As I sat with my roommate in the diner, I tried to explain to her the words in Ken's account. Finding my memory of the verse wholly insufficient to express the poetical tragedy of it all, I opened the paperback to the index and located "The Voyage" on page 240, in the section of 'The Flowers of Evil' known as "Death." Opening to that page, I found it was dog-eared, one of three pages in the four hundred page text. Three poems were found notable enough for this mark, in order, Le Vampire, Tout Entiere, and finally, Le Voyage.
What to make of this, then? The same book, of all the books there are, dirty, wrecked and prompting attention to the same poem, ten hours after I'd last thought on it. For me, the best coincidences in life have the strange beauty of poetic logic and meaning, but they also retain their mystery. That gives them the brushtroke of the sublime; that is how you know you have grazed up against the unknowable. I optimistically read these moments like signposts telling me I am on the right path. Reminded of a dream recently shared here, about a man and a girl on a raft, I hope my own voyage is on its rightful course.
So I'll end with two more passages, in translation, from this eight part poem. I'll leave it up to the reader to assign the meaning.

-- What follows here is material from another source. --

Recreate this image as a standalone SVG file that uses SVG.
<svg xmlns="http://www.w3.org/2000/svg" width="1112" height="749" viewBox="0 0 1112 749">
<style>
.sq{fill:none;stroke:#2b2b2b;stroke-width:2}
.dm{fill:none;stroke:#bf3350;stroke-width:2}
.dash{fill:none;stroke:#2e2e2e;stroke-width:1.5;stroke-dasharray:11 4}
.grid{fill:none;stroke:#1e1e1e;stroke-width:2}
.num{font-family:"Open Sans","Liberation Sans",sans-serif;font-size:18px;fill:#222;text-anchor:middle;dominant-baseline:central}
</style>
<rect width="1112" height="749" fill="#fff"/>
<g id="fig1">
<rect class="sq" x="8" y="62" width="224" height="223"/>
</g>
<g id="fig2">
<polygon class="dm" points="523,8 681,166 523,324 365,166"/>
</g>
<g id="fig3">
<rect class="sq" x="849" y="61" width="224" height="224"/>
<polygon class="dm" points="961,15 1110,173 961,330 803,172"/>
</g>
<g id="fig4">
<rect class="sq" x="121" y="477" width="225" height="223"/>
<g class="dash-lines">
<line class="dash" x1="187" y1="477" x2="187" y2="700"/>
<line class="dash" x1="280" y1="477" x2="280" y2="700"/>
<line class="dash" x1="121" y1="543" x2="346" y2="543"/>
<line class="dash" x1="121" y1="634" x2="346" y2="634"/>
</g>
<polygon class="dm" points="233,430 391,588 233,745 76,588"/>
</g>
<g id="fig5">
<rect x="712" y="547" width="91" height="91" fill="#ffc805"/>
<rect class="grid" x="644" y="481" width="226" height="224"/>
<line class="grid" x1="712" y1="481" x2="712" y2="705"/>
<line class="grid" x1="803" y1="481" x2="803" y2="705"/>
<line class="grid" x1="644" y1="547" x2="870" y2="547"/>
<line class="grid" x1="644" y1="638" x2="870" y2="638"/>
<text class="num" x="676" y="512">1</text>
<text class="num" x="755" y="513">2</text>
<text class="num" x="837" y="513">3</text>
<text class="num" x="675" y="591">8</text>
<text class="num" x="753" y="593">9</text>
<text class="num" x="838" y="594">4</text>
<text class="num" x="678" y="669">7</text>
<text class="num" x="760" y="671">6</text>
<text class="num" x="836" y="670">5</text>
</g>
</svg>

"But the true travellers are those, and those alone, who set out
only for the journey's sake; with light balloon-like hearts
they never swerve from their destiny,
but, without knowing why, keep saying, 'Let us fare forward!'
Those whose desires are shaped like clouds,
and who, like the conscript dreaming of his cannon,
have visions of boundless, ever-changing, unexplored ecstasies
which the human mind has never been able to name!"
In the end, death, 'O Death!' is called, and -
"Though sea and sky be black as ink,
Our hearts which you know so well are full of shafts of light!
Pour us hemlock, for our comfort:
Its fire so burns our brains that we long
to dive into the gulf's depths, and - what matters if it is heaven, or hell?
Into the depths of the Unknown, in quest of something new."